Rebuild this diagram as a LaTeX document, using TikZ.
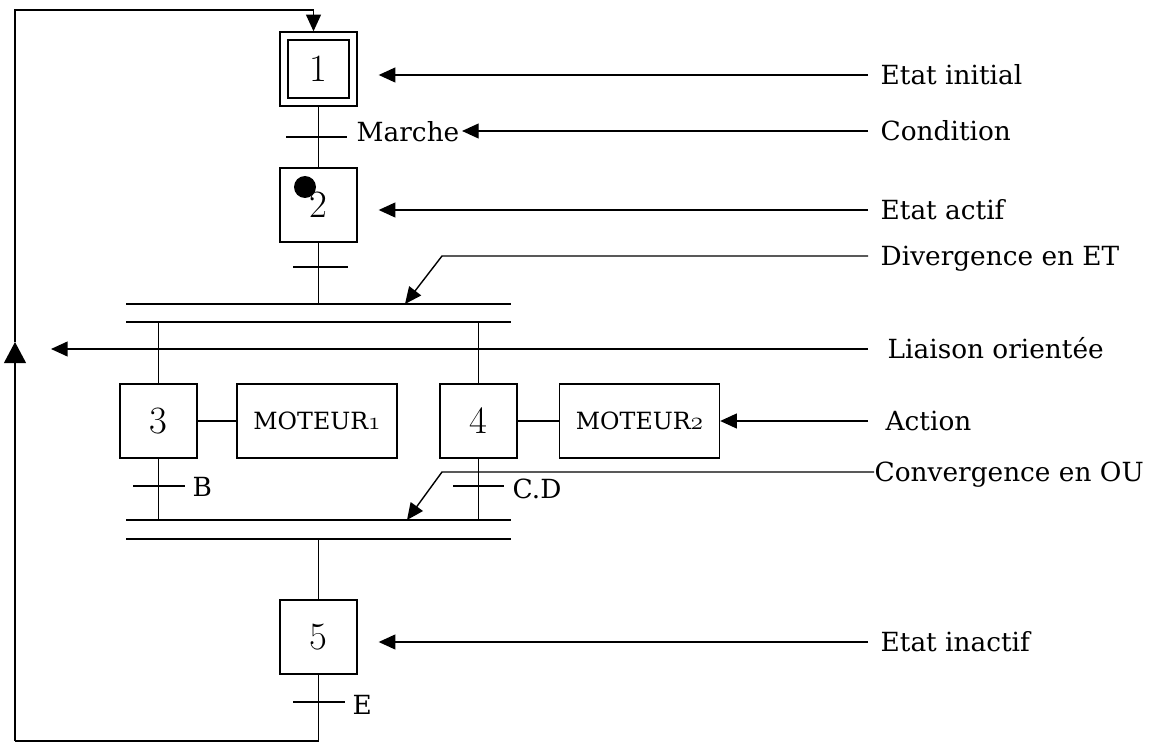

==

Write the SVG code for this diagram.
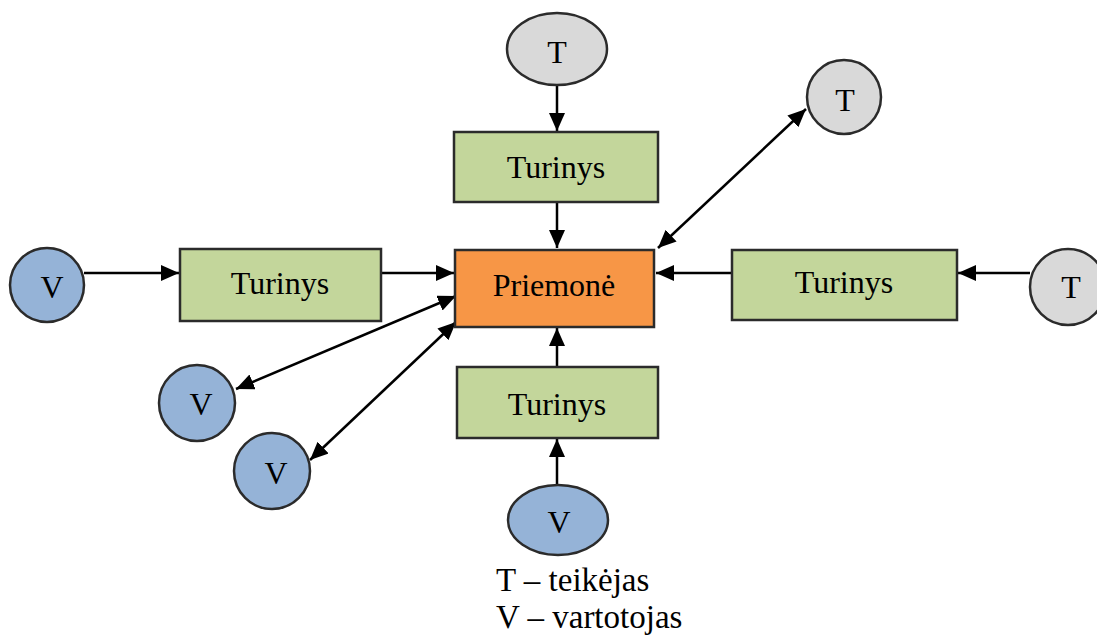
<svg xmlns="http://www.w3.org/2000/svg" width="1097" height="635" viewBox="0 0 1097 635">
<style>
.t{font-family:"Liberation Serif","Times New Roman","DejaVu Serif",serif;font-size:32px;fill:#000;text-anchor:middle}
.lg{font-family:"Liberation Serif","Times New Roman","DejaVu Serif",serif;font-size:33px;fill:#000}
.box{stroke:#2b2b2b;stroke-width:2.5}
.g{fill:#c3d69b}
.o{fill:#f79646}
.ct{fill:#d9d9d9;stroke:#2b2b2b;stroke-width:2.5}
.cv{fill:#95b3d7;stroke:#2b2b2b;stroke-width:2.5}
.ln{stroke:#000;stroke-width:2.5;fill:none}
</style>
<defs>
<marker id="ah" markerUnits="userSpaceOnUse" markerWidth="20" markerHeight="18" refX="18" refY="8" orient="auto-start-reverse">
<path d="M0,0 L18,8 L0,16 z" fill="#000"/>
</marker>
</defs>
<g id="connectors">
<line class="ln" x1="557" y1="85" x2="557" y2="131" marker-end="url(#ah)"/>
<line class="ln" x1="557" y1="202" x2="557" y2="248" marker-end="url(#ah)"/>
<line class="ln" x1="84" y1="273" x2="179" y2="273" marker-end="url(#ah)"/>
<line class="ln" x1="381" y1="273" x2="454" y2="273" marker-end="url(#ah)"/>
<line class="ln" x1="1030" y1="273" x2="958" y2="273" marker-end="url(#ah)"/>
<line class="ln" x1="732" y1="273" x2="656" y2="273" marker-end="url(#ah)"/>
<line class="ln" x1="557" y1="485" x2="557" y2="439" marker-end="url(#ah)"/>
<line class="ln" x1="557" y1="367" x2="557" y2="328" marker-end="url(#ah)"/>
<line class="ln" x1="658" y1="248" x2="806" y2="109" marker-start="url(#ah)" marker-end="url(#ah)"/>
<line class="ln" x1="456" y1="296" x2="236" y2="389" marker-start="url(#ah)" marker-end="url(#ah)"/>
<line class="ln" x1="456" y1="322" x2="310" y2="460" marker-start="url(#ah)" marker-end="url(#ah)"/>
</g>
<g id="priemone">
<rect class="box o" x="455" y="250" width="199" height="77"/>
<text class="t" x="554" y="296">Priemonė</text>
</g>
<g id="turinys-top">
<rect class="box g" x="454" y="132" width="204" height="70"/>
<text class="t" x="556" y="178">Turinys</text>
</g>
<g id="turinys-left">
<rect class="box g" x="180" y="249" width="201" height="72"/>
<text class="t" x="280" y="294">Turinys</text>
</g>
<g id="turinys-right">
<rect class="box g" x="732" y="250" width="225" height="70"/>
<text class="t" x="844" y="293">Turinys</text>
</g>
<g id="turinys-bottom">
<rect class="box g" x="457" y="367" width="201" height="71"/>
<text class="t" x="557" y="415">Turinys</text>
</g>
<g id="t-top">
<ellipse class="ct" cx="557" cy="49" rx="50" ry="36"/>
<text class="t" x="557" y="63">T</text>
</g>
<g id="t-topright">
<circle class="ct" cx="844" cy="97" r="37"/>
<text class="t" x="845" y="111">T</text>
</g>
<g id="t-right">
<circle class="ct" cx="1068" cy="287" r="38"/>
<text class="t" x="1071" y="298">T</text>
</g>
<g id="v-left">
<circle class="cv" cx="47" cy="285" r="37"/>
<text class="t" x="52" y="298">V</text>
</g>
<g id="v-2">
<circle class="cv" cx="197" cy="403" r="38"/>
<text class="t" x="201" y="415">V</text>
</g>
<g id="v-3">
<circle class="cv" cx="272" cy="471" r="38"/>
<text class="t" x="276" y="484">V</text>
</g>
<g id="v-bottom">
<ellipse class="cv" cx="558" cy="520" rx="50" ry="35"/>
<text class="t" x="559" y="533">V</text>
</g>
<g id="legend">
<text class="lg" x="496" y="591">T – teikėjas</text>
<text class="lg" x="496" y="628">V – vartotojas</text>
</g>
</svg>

▶ **STATED GOAL**
Where a line holds the string "diagram", copy that line.

▶ **TASK SOLUTION**
Rebuild this diagram as a LaTeX document, using TikZ.
Write the SVG code for this diagram.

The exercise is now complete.